If there is one main thing that Kandil should be praised for, it would be his ability to brilliantly speculate on future events. In Soldiers, Spies and Statesmen: Egypt’s Road to Revolt, Kandil suggested a possible military coup in Egypt if the military could not manage to find a ‘tamed’ ruling partner. The coup happened before the release of the book reviewed here. Here, he makes a more impressive speculation, this time concerning Turkey. Not only does he anticipate a military coup against Erdogan, but even the possibility that the security forces can help Erdogan overcome this (220) – exactly what we witnessed several months after the book’s publication. As for Iran, Kandil points at the ‘Revolutionary Guard’ as the ‘meta-institution, which […] could override all other regime institutions and transform Iran from a popular theocracy to a military dictatorship, or worse, a police state’ (130). There are no signs of this yet, but it remains a conceivable possibility.

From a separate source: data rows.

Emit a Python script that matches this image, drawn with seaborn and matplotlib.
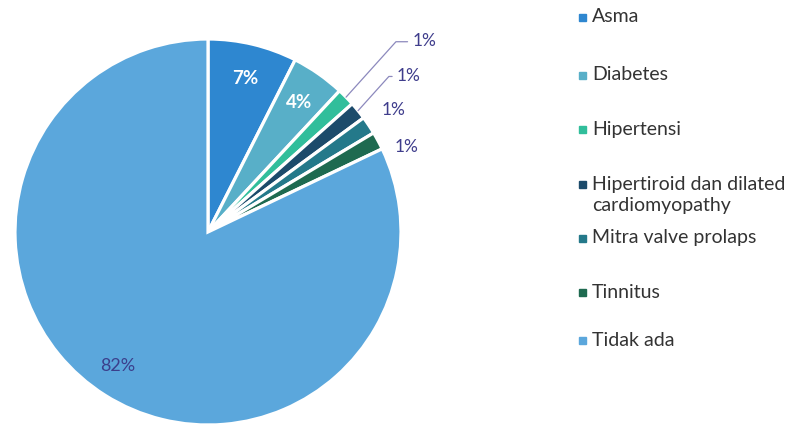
import seaborn as sns
import matplotlib.pyplot as plt
from matplotlib.patches import Rectangle
import numpy as np

# penyakit penyerta responden (jumlah)
labels = ['Asma', 'Diabetes', 'Hipertensi',
          'Hipertiroid dan dilated\ncardiomyopathy',
          'Mitra valve prolaps', 'Tinnitus', 'Tidak ada']
counts = [5, 3, 1, 1, 1, 1, 55]
colors = ['#2e87d0', '#58afc8', '#31be9b', '#1c4b6b',
          '#24798a', '#1e6a50', '#5ba7dc']

# posisi teks 1% di luar pie (label kecil)
outer_pos = [(1.12, 0.99), (1.04, 0.81), (0.96, 0.63), (1.03, 0.44)]
# posisi baris legenda (piksel dari atas, baris pertama tiap entri)
legend_rows = [17, 75, 129, 184, 238, 292, 340]

W, H = 806, 428


def main():
    sns.set_theme(style='white')
    plt.rcParams['font.family'] = ['Lato', 'DejaVu Sans']

    fig = plt.figure(figsize=(W / 100, H / 100), dpi=100)
    ax = fig.add_axes([15 / W, 3 / H, 386 / W, 386 / H])

    wedges, _ = ax.pie(counts, colors=colors, startangle=90,
                       counterclock=False, radius=1,
                       wedgeprops=dict(edgecolor='white', linewidth=2.3))
    ax.set_xlim(-1, 1)
    ax.set_ylim(-1, 1)
    ax.set_aspect('equal')
    ax.axis('off')

    total = sum(counts)
    pcts = [f'{round(c / total * 100)}%' for c in counts]

    small = 0
    for i, w in enumerate(wedges):
        mid = np.deg2rad((w.theta1 + w.theta2) / 2)
        if counts[i] == 1:
            tx, ty = outer_pos[small]
            if small < 2:
                ax.annotate(pcts[i], xy=(np.cos(mid), np.sin(mid)),
                            xytext=(tx, ty), ha='center', va='center',
                            fontsize=12.5, color='#3f3d8c',
                            arrowprops=dict(arrowstyle='-', color='#8c89bd',
                                            lw=0.9, relpos=(0, 0.45),
                                            shrinkA=1, shrinkB=0,
                                            connectionstyle='angle,angleA=0,angleB=48'))
            else:
                ax.text(tx, ty, pcts[i], ha='center', va='center',
                        fontsize=12.5, color='#3f3d8c')
            small += 1
        elif counts[i] > 50:
            ax.text(0.82 * np.cos(mid) - 0.03, 0.82 * np.sin(mid),
                    pcts[i], ha='center', va='center', fontsize=13,
                    color='#3b3f8c')
        else:
            ax.text(0.82 * np.cos(mid), 0.82 * np.sin(mid), pcts[i],
                    ha='center', va='center', fontsize=13.5,
                    fontweight='bold', color='white')

    # legenda manual supaya jarak baris mirip aslinya
    line_gap = 22
    for lab, col, y in zip(labels, colors, legend_rows):
        n = lab.count('\n')
        fig.patches.append(Rectangle((579 / W, 1 - (y + 3.5) / H),
                                     7 / W, 7 / H, color=col,
                                     transform=fig.transFigure, figure=fig))
        yc = y + n * line_gap / 2
        fig.text(592 / W, 1 - yc / H, lab, ha='left', va='center',
                 fontsize=14, color='#333333', linespacing=1.22)

    fig.savefig('out.png', dpi=100)


if __name__ == "__main__":
    main()
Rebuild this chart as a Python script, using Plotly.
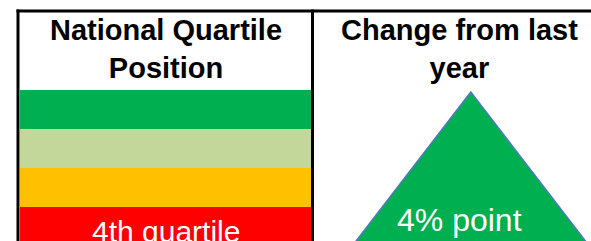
import plotly.graph_objects as go

# ---- data ----
quartiles = ["4th quartile", "3rd quartile", "2nd quartile", "1st quartile"]
quartile_colors = ["#FF0000", "#FFC000", "#C4D79B", "#00B050"]
band_values = [1, 1, 1, 1]
current_quartile = "4th quartile"
change_value = 4
change_unit = "% point"
titles = ["National Quartile<br>Position", "Change from last<br>year"]

W, H = 591, 241


def px(x):
    return x / W


def py(y):
    return 1 - y / H


fig = go.Figure()

fig.add_trace(go.Bar(
    y=quartiles, x=band_values, orientation="h",
    marker=dict(color=quartile_colors, line=dict(width=0)),
    xaxis="x", yaxis="y", hoverinfo="skip", showlegend=False,
))

fig.add_annotation(
    x=0.5, y=current_quartile, xref="x", yref="y", text=current_quartile,
    showarrow=False, yshift=-5, xshift=1,
    font=dict(family="Liberation Sans, Arial, sans-serif", size=30, color="white"),
)

symbol = "triangle-up" if change_value > 0 else "triangle-down"
fig.add_trace(go.Scatter(
    x=[0], y=[0], mode="markers",
    marker=dict(symbol=symbol, size=240, color="#00B050",
                line=dict(color="#5078C0", width=1.5)),
    xaxis="x2", yaxis="y2", hoverinfo="skip", showlegend=False,
))

fig.add_annotation(
    x=0, y=0, xref="x2", yref="y2", text=f"{change_value}{change_unit}",
    showarrow=False, xshift=-11, yshift=-8,
    font=dict(family="Liberation Sans, Arial, sans-serif", size=32, color="white"),
)

for t, xc in zip(titles, [165.5, 459.5]):
    fig.add_annotation(
        x=px(xc), y=py(49), xref="paper", yref="paper", text=f"<b>{t}</b>",
        showarrow=False, xanchor="center", yanchor="middle",
        font=dict(family="Liberation Sans, Arial, sans-serif", size=29, color="black"),
    )

line = dict(color="black", width=3)
fig.add_shape(type="line", xref="paper", yref="paper", x0=px(16.5), x1=px(W + 2), y0=py(11), y1=py(11), line=line)
fig.add_shape(type="line", xref="paper", yref="paper", x0=px(18), x1=px(18), y0=py(9.5), y1=py(H + 2), line=line)
fig.add_shape(type="line", xref="paper", yref="paper", x0=px(312.5), x1=px(312.5), y0=py(9.5), y1=py(H + 2), line=line)

hidden = dict(visible=False, showgrid=False, zeroline=False, fixedrange=True)
fig.update_layout(
    width=W, height=H, margin=dict(l=0, r=0, t=0, b=0),
    paper_bgcolor="white", plot_bgcolor="rgba(0,0,0,0)",
    bargap=0,
    xaxis=dict(domain=[px(19.5), px(311)], range=[0, 1], **hidden),
    yaxis=dict(domain=[0, py(90)], range=[-0.37, 3.5], **hidden),
    xaxis2=dict(domain=[px(314), 1], range=[-0.566, 0.434], anchor="y2", **hidden),
    yaxis2=dict(domain=[0, 1], range=[-0.1203, 0.8797], anchor="x2", **hidden),
)

fig.write_html(
    "out.html",
    config={"displayModeBar": False, "staticPlot": True},
    post_script="document.body.style.margin='0';document.body.style.overflow='hidden';",
)
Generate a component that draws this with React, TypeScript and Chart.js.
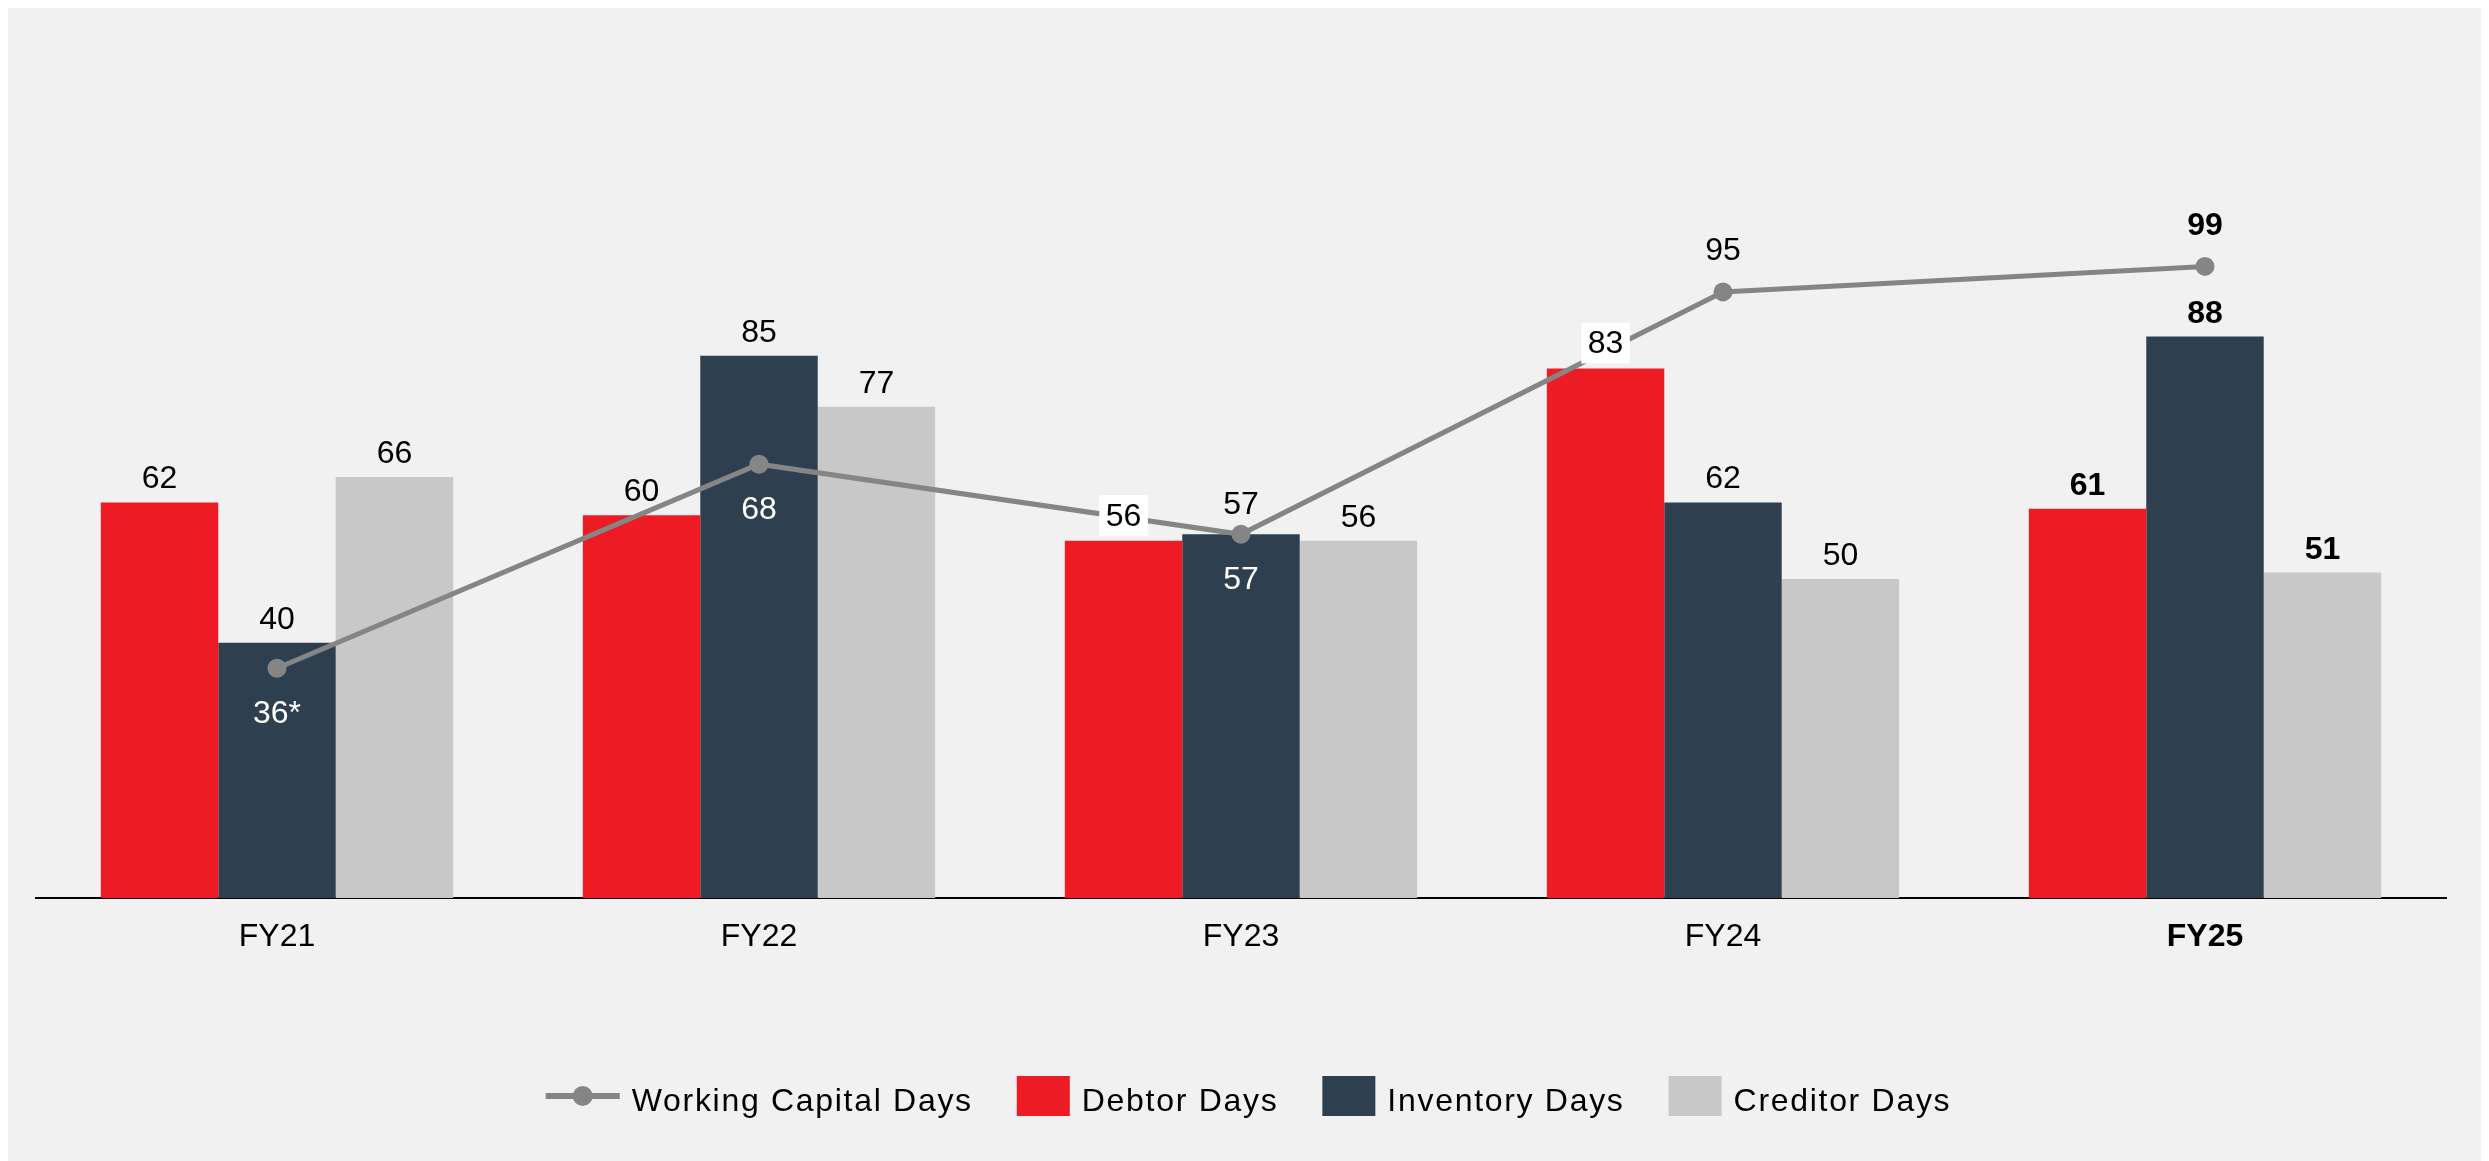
import React, { useEffect, useRef } from "react";
import { Chart, registerables } from "chart.js";

Chart.register(...registerables);

const categories = ["FY21", "FY22", "FY23", "FY24", "FY25"];
const workingCapitalDays = [36, 68, 57, 95, 99];
const workingCapitalLabels = ["36*", "68", "57", "95", "99"];
const debtorDays = [62, 60, 56, 83, 61];
const inventoryDays = [40, 85, 57, 62, 88];
const creditorDays = [66, 77, 56, 50, 51];
const seriesNames = ["Working Capital Days", "Debtor Days", "Inventory Days", "Creditor Days"];

const RED = "#ED1C24";
const NAVY = "#2E4050";
const GREY = "#C8C8C8";
const LINE = "#858585";
const BG = "#F1F1F1";
const FONT = '"Liberation Sans", Arial, sans-serif';

const W = 2481;
const H = 1153;

const backgroundPlugin = {
  id: "bgFill",
  beforeDraw(chart: any) {
    const ctx = chart.ctx;
    ctx.save();
    ctx.fillStyle = BG;
    ctx.fillRect(0, 0, chart.width, chart.height);
    ctx.restore();
  },
};

const labelPlugin = {
  id: "valueLabels",
  afterDatasetsDraw(chart: any) {
    const ctx = chart.ctx;
    const boldIndex = 4;
    const boxed: Record<string, boolean> = { "1-2": true, "1-3": true };
    const extraGap: Record<string, number> = { "2-2": 6 };
    ctx.save();
    ctx.textAlign = "center";
    ctx.textBaseline = "alphabetic";
    for (let di = 1; di <= 3; di++) {
      const meta = chart.getDatasetMeta(di);
      const data = chart.data.datasets[di].data;
      meta.data.forEach((bar: any, j: number) => {
        const key = `${di}-${j}`;
        ctx.font = `${j === boldIndex ? "bold " : ""}32px ${FONT}`;
        const text = String(data[j]);
        const isBoxed = !!boxed[key];
        const gap = (isBoxed ? 15 : 14) + (extraGap[key] || 0);
        const baseline = bar.y - gap;
        if (isBoxed) {
          const tw = ctx.measureText(text).width;
          ctx.fillStyle = "#FFFFFF";
          ctx.fillRect(bar.x - tw / 2 - 6.5, baseline - 30.7, tw + 13, 40.7);
        }
        ctx.fillStyle = "#000000";
        ctx.fillText(text, bar.x, baseline);
      });
    }
    const lmeta = chart.getDatasetMeta(0);
    lmeta.data.forEach((pt: any, j: number) => {
      ctx.font = `${j === boldIndex ? "bold " : ""}32px ${FONT}`;
      const below = j < 3;
      ctx.fillStyle = below ? "#FFFFFF" : "#000000";
      const baseline = below ? pt.y + 54.5 : pt.y - 31.5;
      ctx.fillText(workingCapitalLabels[j], pt.x, baseline);
    });
    ctx.restore();
  },
};

const legendPlugin = {
  id: "customLegend",
  afterDraw(chart: any) {
    const ctx = chart.ctx;
    const ds = chart.data.datasets;
    ctx.save();
    ctx.font = `32px ${FONT}`;
    try {
      (ctx as any).letterSpacing = "1.7px";
    } catch (e) {}
    const iconW = [74, 53, 53, 53];
    const iconGap = 12;
    const itemGap = 44;
    const widths = ds.map((d: any) => ctx.measureText(d.label).width);
    let total = 0;
    ds.forEach((d: any, i: number) => {
      total += iconW[i] + iconGap + widths[i];
    });
    total += itemGap * (ds.length - 1);
    let x = (chart.width - total) / 2;
    const cy = chart.height - 65;
    ctx.textAlign = "left";
    ctx.textBaseline = "alphabetic";
    ds.forEach((d: any, i: number) => {
      if (d.type === "line") {
        ctx.strokeStyle = d.borderColor;
        ctx.lineWidth = 6;
        ctx.beginPath();
        ctx.moveTo(x, cy);
        ctx.lineTo(x + iconW[i], cy);
        ctx.stroke();
        ctx.fillStyle = d.borderColor;
        ctx.beginPath();
        ctx.arc(x + iconW[i] / 2, cy, 10, 0, Math.PI * 2);
        ctx.fill();
      } else {
        ctx.fillStyle = d.backgroundColor;
        ctx.fillRect(x, cy - 20, iconW[i], 40);
      }
      x += iconW[i] + iconGap;
      ctx.fillStyle = "#000000";
      ctx.fillText(d.label, x, cy + 15);
      x += widths[i] + itemGap;
    });
    ctx.restore();
  },
};

export default function App() {
  const ref = useRef<HTMLCanvasElement>(null);
  useEffect(() => {
    document.documentElement.style.overflow = "hidden";
    document.body.style.overflow = "hidden";
    const chart = new Chart(ref.current as HTMLCanvasElement, {
      type: "bar",
      data: {
        labels: categories,
        datasets: [
          {
            type: "line",
            label: seriesNames[0],
            data: workingCapitalDays,
            borderColor: LINE,
            backgroundColor: LINE,
            borderWidth: 5,
            pointRadius: 9.5,
            pointHoverRadius: 9.5,
            pointBackgroundColor: LINE,
            pointBorderWidth: 0,
            tension: 0,
            order: 0,
          } as any,
          {
            type: "bar",
            label: seriesNames[1],
            data: debtorDays,
            backgroundColor: RED,
            borderWidth: 0,
            order: 1,
          },
          {
            type: "bar",
            label: seriesNames[2],
            data: inventoryDays,
            backgroundColor: NAVY,
            borderWidth: 0,
            order: 1,
          },
          {
            type: "bar",
            label: seriesNames[3],
            data: creditorDays,
            backgroundColor: GREY,
            borderWidth: 0,
            order: 1,
          },
        ],
      },
      options: {
        responsive: false,
        animation: false,
        devicePixelRatio: 1,
        layout: { padding: { top: 124.4, left: 28, right: 43, bottom: 163 } },
        datasets: {
          bar: { categoryPercentage: 0.731, barPercentage: 1 },
        },
        plugins: {
          legend: { display: false },
          tooltip: { enabled: false },
        },
        scales: {
          x: {
            grid: { display: false, drawTicks: false },
            border: { display: true, color: "#000000", width: 2 },
            ticks: {
              color: "#000000",
              padding: 20,
              font: (c: any) => ({
                family: FONT,
                size: 32,
                weight: c.index === 4 ? "bold" : "normal",
              }),
            },
            afterFit: (scale: any) => {
              scale.height = 100;
            },
          },
          y: { display: false, min: 0, max: 120 },
        },
      },
      plugins: [backgroundPlugin, labelPlugin, legendPlugin],
    });
    return () => chart.destroy();
  }, []);
  return (
    <div style={{ width: W, height: H }}>
      <canvas ref={ref} width={W} height={H} style={{ display: "block" }} />
    </div>
  );
}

Admittedly, chance plays a big role in demonstrating Kandil’s prudence just as it plays a key role in bringing one sort of political possibility to bear over others. Yet beyond this contingency, which is incorporated into Kandil’s model, his illustrative powers also lie in his detail-driven account. Unlike models that dealt with revolution, reform or resilience as the singular norm, Kandil approaches the three as different sides of the same triangle. This triangle is ‘regime change’: a continuous phenomenon that defines both turbulent and stable status quos. Dissecting the ‘power triangle’ and studying each angle as both an autonomous institution and part of the wider regime constellation, Kandil identifies the complicated struggles beneath the surface unity of the regime. As such, he can see the vulnerability even within the strongest regimes (Turkey) and, inversely, the potential for contingent consolidation in the most trembling (Egypt).
The book is an extension and a constellation of the works of an exemplary scholar. Like his previous studies, it is a key reference for a historical sociology of Middle Eastern politics. But this book thereotically exceeds Kandil’s others in placing the three Middle Eastern cases within a wider context, suggesting the ‘power triangle’ as a generalisable analytic apparatus through which revolution, reform and resilience can be illustrated.
However, this aspiration for generalisation, although implicit, is also one of the few problematic aspects of the book. It is indeed a possibility – but asserting this requires further empirical interrogation, perhaps into more established democracies and countries with less militarised histories (such as in Scandinavia) and regimes where the economic dimension has been more definitive than the political in their genesis (Switzerland). Nonetheless, there is no doubt that Kandil’s model, as it stands, can be fruitfully applied to a plethora of nondemocratic states throughout the world. To expand it further, more work is required, which I hope Kandil will pursue.